* _AIM_
Give back exactly the lines from the beginning of the listing below to the line holding "import * as", both ends included; the pictures stay out.

* _DATA EXTRACT_
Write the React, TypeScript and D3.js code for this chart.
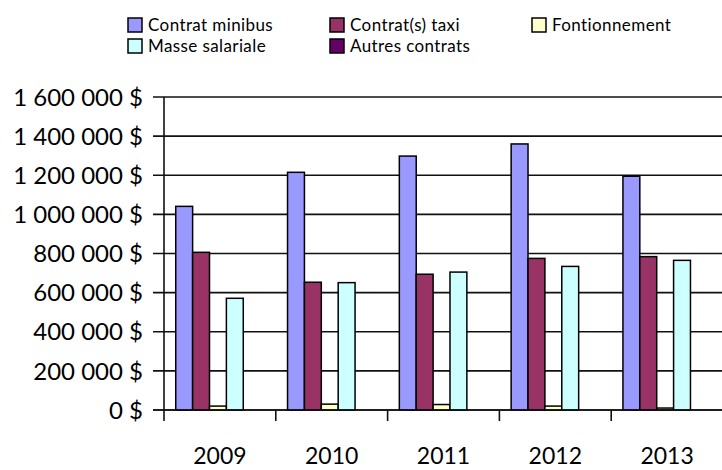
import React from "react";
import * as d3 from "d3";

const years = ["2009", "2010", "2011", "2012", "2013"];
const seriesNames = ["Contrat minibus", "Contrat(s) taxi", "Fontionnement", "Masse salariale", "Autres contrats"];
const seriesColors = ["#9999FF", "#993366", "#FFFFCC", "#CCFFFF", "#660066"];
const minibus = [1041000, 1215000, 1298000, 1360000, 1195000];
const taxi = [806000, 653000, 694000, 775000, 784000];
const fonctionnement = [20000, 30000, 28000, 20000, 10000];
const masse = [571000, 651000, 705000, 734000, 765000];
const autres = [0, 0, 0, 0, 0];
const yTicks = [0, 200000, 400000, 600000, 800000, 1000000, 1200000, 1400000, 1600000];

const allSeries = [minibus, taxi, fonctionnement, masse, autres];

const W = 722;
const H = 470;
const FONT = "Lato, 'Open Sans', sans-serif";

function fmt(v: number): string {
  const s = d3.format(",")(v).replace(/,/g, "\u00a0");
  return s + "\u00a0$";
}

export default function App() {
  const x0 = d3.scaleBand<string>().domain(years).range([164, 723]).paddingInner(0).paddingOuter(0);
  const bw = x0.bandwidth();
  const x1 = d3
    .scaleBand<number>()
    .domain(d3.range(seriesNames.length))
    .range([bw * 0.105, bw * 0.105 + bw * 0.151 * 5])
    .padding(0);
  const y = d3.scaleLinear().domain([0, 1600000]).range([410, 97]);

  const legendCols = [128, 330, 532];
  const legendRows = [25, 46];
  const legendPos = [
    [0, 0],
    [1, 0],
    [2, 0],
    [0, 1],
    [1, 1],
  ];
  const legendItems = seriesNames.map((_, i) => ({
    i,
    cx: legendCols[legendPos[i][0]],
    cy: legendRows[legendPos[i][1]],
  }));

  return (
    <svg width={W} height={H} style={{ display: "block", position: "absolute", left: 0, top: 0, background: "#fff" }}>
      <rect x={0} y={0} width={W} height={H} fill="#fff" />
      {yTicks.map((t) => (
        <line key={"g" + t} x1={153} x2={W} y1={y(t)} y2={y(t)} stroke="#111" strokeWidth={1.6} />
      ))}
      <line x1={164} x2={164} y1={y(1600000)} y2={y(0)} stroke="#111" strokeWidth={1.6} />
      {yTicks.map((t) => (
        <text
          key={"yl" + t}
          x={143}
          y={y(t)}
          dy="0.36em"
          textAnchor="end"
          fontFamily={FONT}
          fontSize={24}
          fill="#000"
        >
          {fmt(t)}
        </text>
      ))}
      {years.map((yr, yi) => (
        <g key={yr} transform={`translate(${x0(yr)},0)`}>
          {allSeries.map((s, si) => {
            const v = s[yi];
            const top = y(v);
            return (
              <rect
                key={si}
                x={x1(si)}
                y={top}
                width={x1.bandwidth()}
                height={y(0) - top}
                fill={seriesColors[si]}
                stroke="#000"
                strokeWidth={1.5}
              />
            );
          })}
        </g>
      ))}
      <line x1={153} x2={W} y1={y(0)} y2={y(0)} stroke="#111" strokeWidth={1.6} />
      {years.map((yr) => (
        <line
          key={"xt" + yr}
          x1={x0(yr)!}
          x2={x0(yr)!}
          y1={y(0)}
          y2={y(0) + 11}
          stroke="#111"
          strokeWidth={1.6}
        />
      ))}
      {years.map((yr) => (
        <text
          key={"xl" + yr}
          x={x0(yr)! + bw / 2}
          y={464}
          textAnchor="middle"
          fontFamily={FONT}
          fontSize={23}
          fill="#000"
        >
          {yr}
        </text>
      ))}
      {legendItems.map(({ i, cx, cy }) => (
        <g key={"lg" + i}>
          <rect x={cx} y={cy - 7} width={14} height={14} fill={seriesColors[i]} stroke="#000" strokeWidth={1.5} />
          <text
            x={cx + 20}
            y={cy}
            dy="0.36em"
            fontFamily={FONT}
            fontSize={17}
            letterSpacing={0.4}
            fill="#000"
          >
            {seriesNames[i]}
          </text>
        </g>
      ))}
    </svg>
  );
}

* _RESULT BELOW_
Write the React, TypeScript and D3.js code for this chart.
import React from "react";
import * as d3 from "d3";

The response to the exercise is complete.